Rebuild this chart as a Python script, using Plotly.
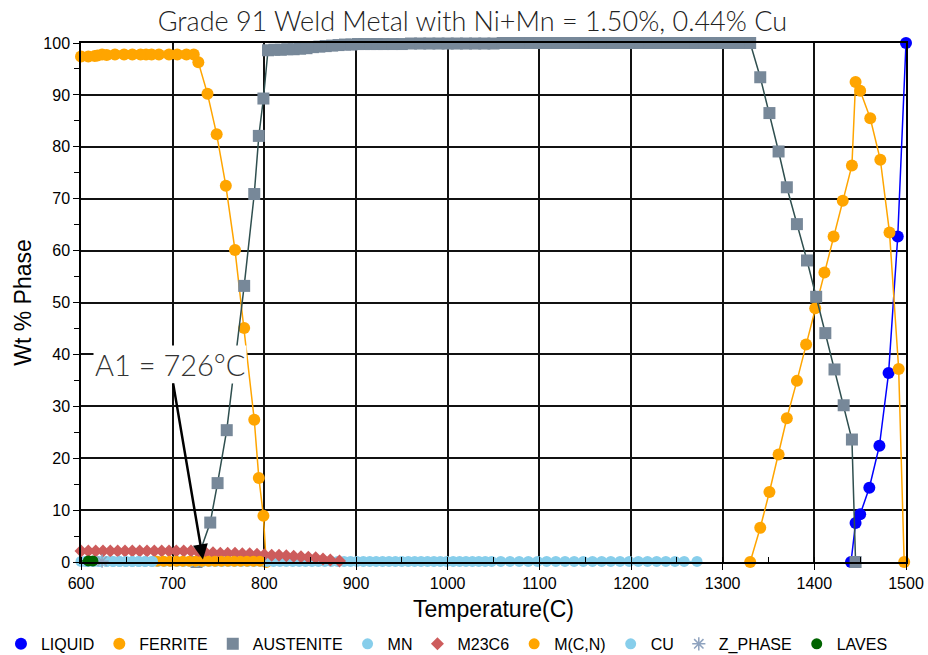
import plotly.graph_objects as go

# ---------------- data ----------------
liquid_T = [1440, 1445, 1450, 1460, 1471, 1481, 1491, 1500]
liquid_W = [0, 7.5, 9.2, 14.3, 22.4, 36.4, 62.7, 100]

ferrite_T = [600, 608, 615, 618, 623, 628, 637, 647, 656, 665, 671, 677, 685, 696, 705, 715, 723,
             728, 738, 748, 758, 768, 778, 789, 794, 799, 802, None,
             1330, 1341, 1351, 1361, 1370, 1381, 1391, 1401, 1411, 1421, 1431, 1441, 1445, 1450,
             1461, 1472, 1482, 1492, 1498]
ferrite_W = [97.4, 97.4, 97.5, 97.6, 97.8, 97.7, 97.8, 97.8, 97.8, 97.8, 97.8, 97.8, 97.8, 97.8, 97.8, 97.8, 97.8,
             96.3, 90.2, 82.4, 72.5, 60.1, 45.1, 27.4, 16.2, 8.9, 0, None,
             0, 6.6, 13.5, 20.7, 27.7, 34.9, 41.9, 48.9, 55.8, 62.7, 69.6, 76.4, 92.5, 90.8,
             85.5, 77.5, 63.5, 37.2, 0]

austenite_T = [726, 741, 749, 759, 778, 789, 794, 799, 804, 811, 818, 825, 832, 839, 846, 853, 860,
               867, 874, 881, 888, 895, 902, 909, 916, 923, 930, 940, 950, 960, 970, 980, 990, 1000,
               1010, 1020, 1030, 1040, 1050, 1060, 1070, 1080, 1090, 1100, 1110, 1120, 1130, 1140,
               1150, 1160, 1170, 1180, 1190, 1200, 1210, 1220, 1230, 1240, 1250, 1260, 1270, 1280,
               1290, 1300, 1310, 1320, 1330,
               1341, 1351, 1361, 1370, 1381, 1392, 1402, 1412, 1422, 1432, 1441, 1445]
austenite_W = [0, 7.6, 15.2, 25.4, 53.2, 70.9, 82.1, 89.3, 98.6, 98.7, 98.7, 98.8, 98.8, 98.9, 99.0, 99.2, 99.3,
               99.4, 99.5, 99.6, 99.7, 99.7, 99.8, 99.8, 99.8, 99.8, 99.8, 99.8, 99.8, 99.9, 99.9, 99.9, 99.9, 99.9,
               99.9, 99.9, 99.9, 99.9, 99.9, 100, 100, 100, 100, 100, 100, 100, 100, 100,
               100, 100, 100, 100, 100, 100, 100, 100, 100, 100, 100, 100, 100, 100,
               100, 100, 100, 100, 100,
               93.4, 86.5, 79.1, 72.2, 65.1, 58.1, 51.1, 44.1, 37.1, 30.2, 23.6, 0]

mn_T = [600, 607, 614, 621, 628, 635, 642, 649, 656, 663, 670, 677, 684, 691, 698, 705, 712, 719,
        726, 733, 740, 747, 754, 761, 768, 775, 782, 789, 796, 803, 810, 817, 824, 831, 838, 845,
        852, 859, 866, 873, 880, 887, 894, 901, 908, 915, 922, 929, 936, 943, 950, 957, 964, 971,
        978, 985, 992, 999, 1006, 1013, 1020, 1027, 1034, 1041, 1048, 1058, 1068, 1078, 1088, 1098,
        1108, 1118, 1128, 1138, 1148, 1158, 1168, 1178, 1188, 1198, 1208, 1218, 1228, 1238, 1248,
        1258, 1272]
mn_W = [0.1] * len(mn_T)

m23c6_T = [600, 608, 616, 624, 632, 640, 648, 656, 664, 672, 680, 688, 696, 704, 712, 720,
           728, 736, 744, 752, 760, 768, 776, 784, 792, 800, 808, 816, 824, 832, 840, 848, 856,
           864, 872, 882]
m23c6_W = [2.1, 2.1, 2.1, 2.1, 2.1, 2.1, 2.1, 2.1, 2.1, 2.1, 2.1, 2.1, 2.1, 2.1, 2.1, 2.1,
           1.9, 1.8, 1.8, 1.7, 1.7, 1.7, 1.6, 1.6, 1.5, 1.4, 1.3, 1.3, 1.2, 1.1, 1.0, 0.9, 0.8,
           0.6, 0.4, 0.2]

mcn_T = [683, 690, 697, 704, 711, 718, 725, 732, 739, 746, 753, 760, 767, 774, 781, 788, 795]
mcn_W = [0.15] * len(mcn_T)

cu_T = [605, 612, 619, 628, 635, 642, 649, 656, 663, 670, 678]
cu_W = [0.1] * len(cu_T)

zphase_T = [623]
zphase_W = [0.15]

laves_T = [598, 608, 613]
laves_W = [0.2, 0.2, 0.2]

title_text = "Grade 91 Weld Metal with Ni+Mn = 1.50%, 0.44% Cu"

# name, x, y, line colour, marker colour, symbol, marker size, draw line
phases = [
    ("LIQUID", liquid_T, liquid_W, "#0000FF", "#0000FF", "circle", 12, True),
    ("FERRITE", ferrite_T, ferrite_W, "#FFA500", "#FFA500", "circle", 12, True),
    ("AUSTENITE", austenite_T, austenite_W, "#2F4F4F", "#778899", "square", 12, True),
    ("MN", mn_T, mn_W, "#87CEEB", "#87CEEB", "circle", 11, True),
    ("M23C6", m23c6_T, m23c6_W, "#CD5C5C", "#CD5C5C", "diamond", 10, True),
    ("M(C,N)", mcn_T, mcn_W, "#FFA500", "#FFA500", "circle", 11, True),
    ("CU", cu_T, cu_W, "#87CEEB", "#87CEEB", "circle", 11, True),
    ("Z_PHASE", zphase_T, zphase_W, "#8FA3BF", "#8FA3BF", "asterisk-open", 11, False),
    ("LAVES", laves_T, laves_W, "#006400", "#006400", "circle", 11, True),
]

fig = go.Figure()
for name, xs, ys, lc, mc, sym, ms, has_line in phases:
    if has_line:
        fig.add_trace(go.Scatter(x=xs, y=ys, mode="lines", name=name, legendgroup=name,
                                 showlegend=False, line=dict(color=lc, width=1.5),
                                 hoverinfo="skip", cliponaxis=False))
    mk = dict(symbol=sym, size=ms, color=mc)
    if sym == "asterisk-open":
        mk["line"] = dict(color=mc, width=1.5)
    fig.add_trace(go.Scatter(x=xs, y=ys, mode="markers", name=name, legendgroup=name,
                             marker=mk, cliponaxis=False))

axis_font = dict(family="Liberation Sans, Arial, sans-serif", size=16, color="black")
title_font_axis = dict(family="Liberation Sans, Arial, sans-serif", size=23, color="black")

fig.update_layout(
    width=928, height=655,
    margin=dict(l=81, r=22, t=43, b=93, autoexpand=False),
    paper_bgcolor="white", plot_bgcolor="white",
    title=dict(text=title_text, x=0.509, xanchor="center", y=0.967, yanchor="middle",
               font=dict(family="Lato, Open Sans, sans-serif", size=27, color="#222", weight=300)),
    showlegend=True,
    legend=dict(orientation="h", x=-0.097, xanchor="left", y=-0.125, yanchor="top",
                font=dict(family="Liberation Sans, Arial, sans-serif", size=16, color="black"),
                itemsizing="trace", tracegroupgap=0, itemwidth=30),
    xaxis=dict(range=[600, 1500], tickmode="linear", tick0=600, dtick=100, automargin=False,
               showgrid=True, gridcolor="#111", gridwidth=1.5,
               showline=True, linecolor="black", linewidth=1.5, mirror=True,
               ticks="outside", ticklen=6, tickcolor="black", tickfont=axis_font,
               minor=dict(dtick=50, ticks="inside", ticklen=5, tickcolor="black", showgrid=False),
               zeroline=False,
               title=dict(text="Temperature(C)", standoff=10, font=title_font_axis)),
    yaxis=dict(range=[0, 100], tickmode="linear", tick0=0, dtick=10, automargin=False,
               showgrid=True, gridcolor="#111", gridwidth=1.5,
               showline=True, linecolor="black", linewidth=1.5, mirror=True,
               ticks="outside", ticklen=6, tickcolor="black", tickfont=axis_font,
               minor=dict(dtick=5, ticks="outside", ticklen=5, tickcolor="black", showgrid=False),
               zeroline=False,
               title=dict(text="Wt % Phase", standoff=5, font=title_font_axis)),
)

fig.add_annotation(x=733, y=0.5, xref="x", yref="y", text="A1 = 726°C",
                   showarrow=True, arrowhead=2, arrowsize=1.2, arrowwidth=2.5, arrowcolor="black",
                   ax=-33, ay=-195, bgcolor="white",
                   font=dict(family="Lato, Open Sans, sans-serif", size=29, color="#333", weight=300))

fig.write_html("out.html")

-----

■ Written problem ■
Exactly reproduce the run of lines from the start of the listing through the line with "liquid_W = [0, 7.5, 9.2, 14.3, 22.4, 36.4, 62.7, 100]", inclusive; pictures are not copied.

■ Expected output ■
Rebuild this chart as a Python script, using Plotly.
import plotly.graph_objects as go

# ---------------- data ----------------
liquid_T = [1440, 1445, 1450, 1460, 1471, 1481, 1491, 1500]
liquid_W = [0, 7.5, 9.2, 14.3, 22.4, 36.4, 62.7, 100]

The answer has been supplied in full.